▶ [TASK INSTRUCTIONS] Of all the lines in the material, how many include the word "this"? Reply with the number alone.

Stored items

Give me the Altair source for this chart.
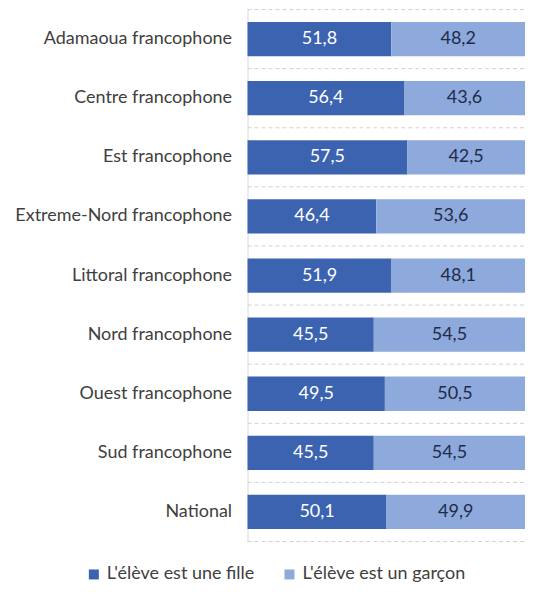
import altair as alt
import pandas as pd

regions = ["Adamaoua francophone", "Centre francophone", "Est francophone",
           "Extreme-Nord francophone", "Littoral francophone", "Nord francophone",
           "Ouest francophone", "Sud francophone", "National"]
fille = [51.8, 56.4, 57.5, 46.4, 51.9, 45.5, 49.5, 45.5, 50.1]
garcon = [48.2, 43.6, 42.5, 53.6, 48.1, 54.5, 50.5, 54.5, 49.9]
series = ["L'élève est une fille", "L'élève est un garçon"]
colors = ["#3B63AF", "#8EA9DB"]
text_colors = ["#FFFFFF", "#1F2B4A"]

FONT = "Lato"
W, H = 278, 533

rows = []
for r, f, g in zip(regions, fille, garcon):
    rows.append({"region": r, "serie": series[0], "ordre": 0, "valeur": f,
                 "label": f"{f:.1f}".replace(".", ",")})
    rows.append({"region": r, "serie": series[1], "ordre": 1, "valeur": g,
                 "label": f"{g:.1f}".replace(".", ",")})
df = pd.DataFrame(rows)

# band boundaries (between categories) for the dashed separators
grid_df = pd.DataFrame({"b": list(range(len(regions) + 1))})

yenc = alt.Y("region:N", sort=regions,
             scale=alt.Scale(paddingInner=0.42, paddingOuter=0.21),
             axis=alt.Axis(title=None, labelFont=FONT, labelFontSize=18,
                           labelColor="#404040", labelPadding=16, ticks=False,
                           domain=True, domainColor="#D9D9D9", domainWidth=1,
                           grid=False, minExtent=240, maxExtent=240,
                           labelLimit=300))

xscale = alt.Scale(domain=[0, 100], nice=False, zero=True)

grid = alt.Chart(grid_df).mark_rule(color="#D0D0D0", strokeDash=[4, 3], strokeWidth=1).encode(
    y=alt.Y("b:Q", scale=alt.Scale(domain=[0, len(regions)], nice=False, zero=False), axis=None),
    x=alt.value(0),
    x2=alt.value(W),
)

base = alt.Chart(df).transform_stack(
    stack="valeur", groupby=["region"], as_=["x0", "x1"],
    sort=[alt.SortField("ordre", order="ascending")]
).transform_calculate(mid="(datum.x0 + datum.x1) / 2").encode(y=yenc)

bars = base.mark_bar().encode(
    x=alt.X("x0:Q", scale=xscale, axis=None),
    x2="x1:Q",
    color=alt.Color("serie:N", scale=alt.Scale(domain=series, range=colors),
                    legend=alt.Legend(title=None, orient="none", direction="horizontal",
                                      legendX=-163, legendY=557,
                                      symbolType="square", symbolSize=100,
                                      symbolStrokeWidth=0, labelFont=FONT,
                                      labelFontSize=18, labelColor="#404040",
                                      labelOffset=4, columnPadding=26,
                                      labelLimit=300)),
)

texts = base.mark_text(font=FONT, fontSize=18).encode(
    x=alt.X("mid:Q", scale=xscale, axis=None),
    text="label:N",
    color=alt.Color("serie:N", scale=alt.Scale(domain=series, range=text_colors), legend=None),
)

inner = alt.layer(bars, texts).resolve_scale(color="independent")

chart = alt.layer(grid, inner).resolve_scale(
    color="independent", y="independent"
).properties(
    width=W, height=H,
    padding={"left": 0, "top": 0, "right": 0, "bottom": 0},
).configure_view(stroke=None)

chart.save("out.html", embed_options={"renderer": "svg", "actions": False})
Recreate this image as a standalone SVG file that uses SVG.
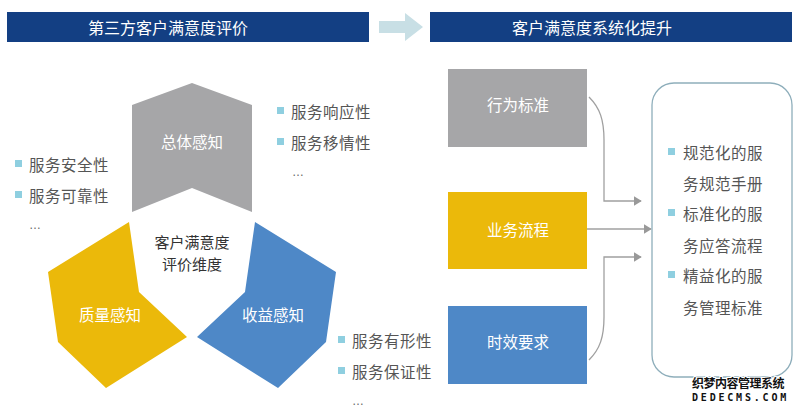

▶ [ANSWER BELOW] 2